Von Wolfgang Amadeus Mozart wissen wir, wie schwer er sich mit der Komposition von Streichquartetten tat, er brauchte offenbar dieses »fünfte Element«, um seine kammermusikalischen Phantasien zu verwirklichen. Ähnlich erging es Johannes Brahms. Die Streichquintette der beiden Komponisten können daher mit Fug und Recht als die »Quintessenz« ihres Lebenswerks angesehen werden.
Mozarts großes g-moll-Quintett KV 516 stammt aus dem Don Giovanni-Jahr 1787 und gehört zu einer Dreiergruppe von Streichquintetten, die – ähnlich wie seine drei letzten Sinfonien aus dem Folgejahr - gewissermaßen eine »Dreieinigkeit« bilden.
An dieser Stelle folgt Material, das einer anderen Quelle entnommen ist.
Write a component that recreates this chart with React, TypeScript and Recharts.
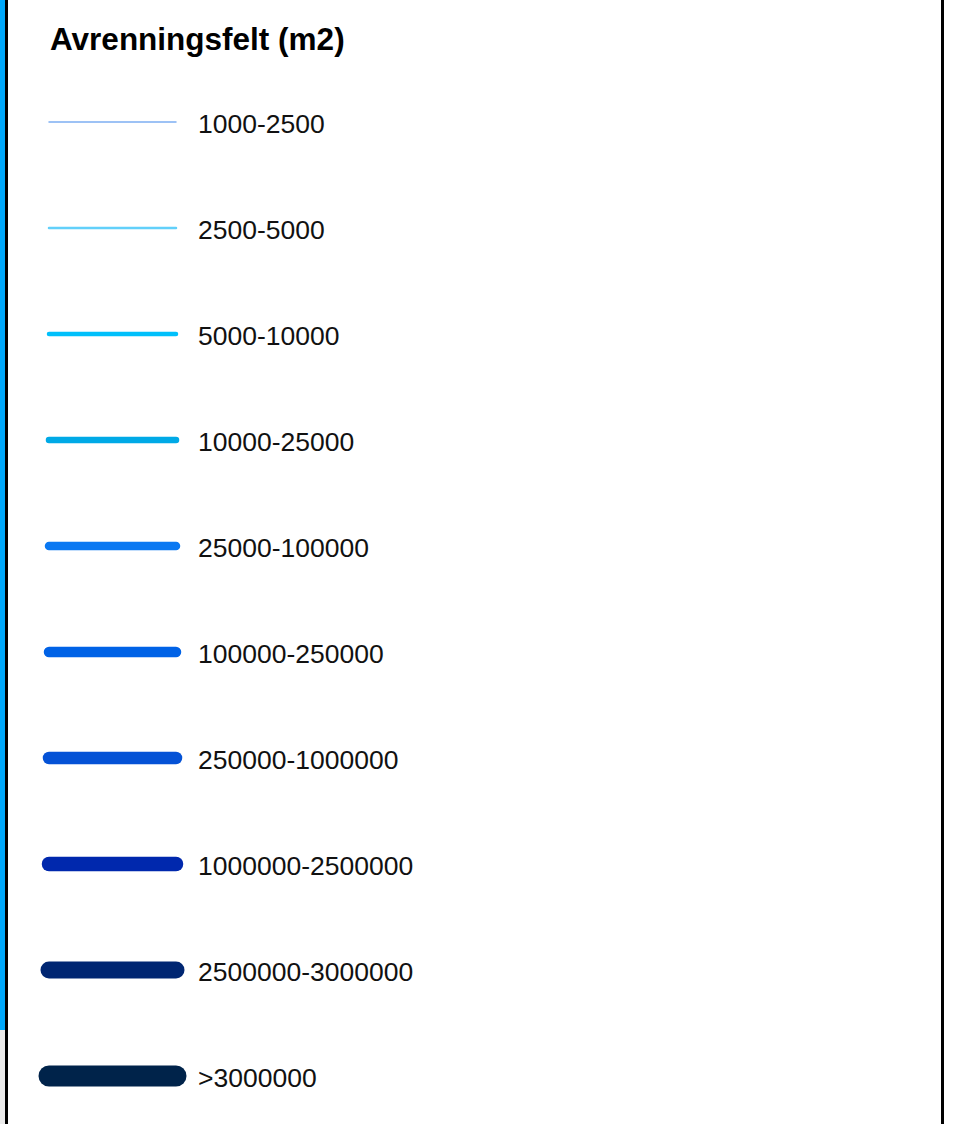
import React from 'react';
import { ScatterChart, Scatter, XAxis, YAxis } from 'recharts';

// legend classes, top to bottom
const classLabels = [
  '1000-2500',
  '2500-5000',
  '5000-10000',
  '10000-25000',
  '25000-100000',
  '100000-250000',
  '250000-1000000',
  '1000000-2500000',
  '2500000-3000000',
  '>3000000',
];

const classColors = [
  '#7eaef2',
  '#62d0fa',
  '#00c0fb',
  '#00a9e6',
  '#0a78f2',
  '#0062e6',
  '#0452d6',
  '#0028ad',
  '#002672',
  '#00234a',
];

const classWidths = [1.5, 2.5, 4.5, 6.5, 8.5, 10.5, 12.5, 14.5, 17, 21];

const sampleStart = 0;
const sampleEnd = 1;

const series = classLabels.map((label, i) => ({
  name: label,
  data: [
    { x: sampleStart, y: i },
    { x: sampleEnd, y: i },
  ],
}));

const NoDot = () => <g />;

const App: React.FC = () => {
  return (
    <div
      style={{
        position: 'absolute',
        left: 0,
        top: 0,
        width: 956,
        height: 1124,
        overflow: 'hidden',
        background: '#ffffff',
        fontFamily: '"Liberation Sans", Arial, sans-serif',
      }}
    >
      <div style={{ position: 'absolute', left: 0, top: 0, width: 5, height: 1030, background: '#00a8fb' }} />
      <div style={{ position: 'absolute', left: 0, top: 1030, width: 5, height: 94, background: '#ececec' }} />
      <div style={{ position: 'absolute', left: 5, top: 0, width: 3, height: 1124, background: '#000' }} />
      <div style={{ position: 'absolute', left: 941, top: 0, width: 3, height: 1124, background: '#000' }} />
      <div
        style={{
          position: 'absolute',
          left: 50,
          top: 21,
          fontSize: 31.5,
          fontWeight: 'bold',
          color: '#000',
          whiteSpace: 'nowrap',
        }}
      >
        Avrenningsfelt (m2)
      </div>
      <div style={{ position: 'absolute', left: 0, top: 0 }}>
        <ScatterChart width={900} height={1129} margin={{ top: 69, right: 0, bottom: 0, left: 49 }}>
          <XAxis type="number" dataKey="x" domain={[sampleStart, sampleEnd]} hide />
          <YAxis
            type="number"
            dataKey="y"
            orientation="right"
            domain={[-0.5, classLabels.length - 0.5]}
            ticks={classLabels.map((_, i) => i)}
            tickFormatter={(v: number) => classLabels[v]}
            reversed
            axisLine={false}
            tickLine={false}
            tickMargin={16}
            width={724}
            tick={{ fill: '#111', fontSize: 26.5, textAnchor: 'start', dy: 2 }}
            interval={0}
          />
          {series.map((s, i) => (
            <Scatter
              key={s.name}
              name={s.name}
              data={s.data}
              fill={classColors[i]}
              shape={NoDot}
              line={{ stroke: classColors[i], strokeWidth: classWidths[i], strokeLinecap: 'round' }}
              isAnimationActive={false}
            />
          ))}
        </ScatterChart>
      </div>
    </div>
  );
};

export default App;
Zwischen dem vitalen C-Dur-Quintett und dem dramatischen c-moll-Quintett, (einer von Mozart äußerst selten gewählten Tonart!), changiert das g-moll-Quintett – ähnlich der g-moll-Sinfonie – zwischen den Charakteren, Farben und Tongeschlechtern der beiden andern und spiegelt am deutlichsten Mozarts Charakter und seine enorme Fähigkeit zu abrupten Szenenwechseln wider.
Mit dem G-Dur-Quintett op. 111 wollte Johannes Brahms 1890 sein Schaffen abschließen. Dies allein zeigt, wie wichtig dem Komponisten dieses Werk für fünf Instrumente war: Was sich in den kompakten 20 Minuten Musik abspielt, entspricht dem Inhalt einer großen Sinfonie. Und es ist gleichzeitig ein Statement gegen die immer weiter ausufernden Projekte der »Neudeutschen«, Bruckner und Mahler, eine Verknappung der Mittel, die bereits in Richtung der 2. Wiener Schule weist.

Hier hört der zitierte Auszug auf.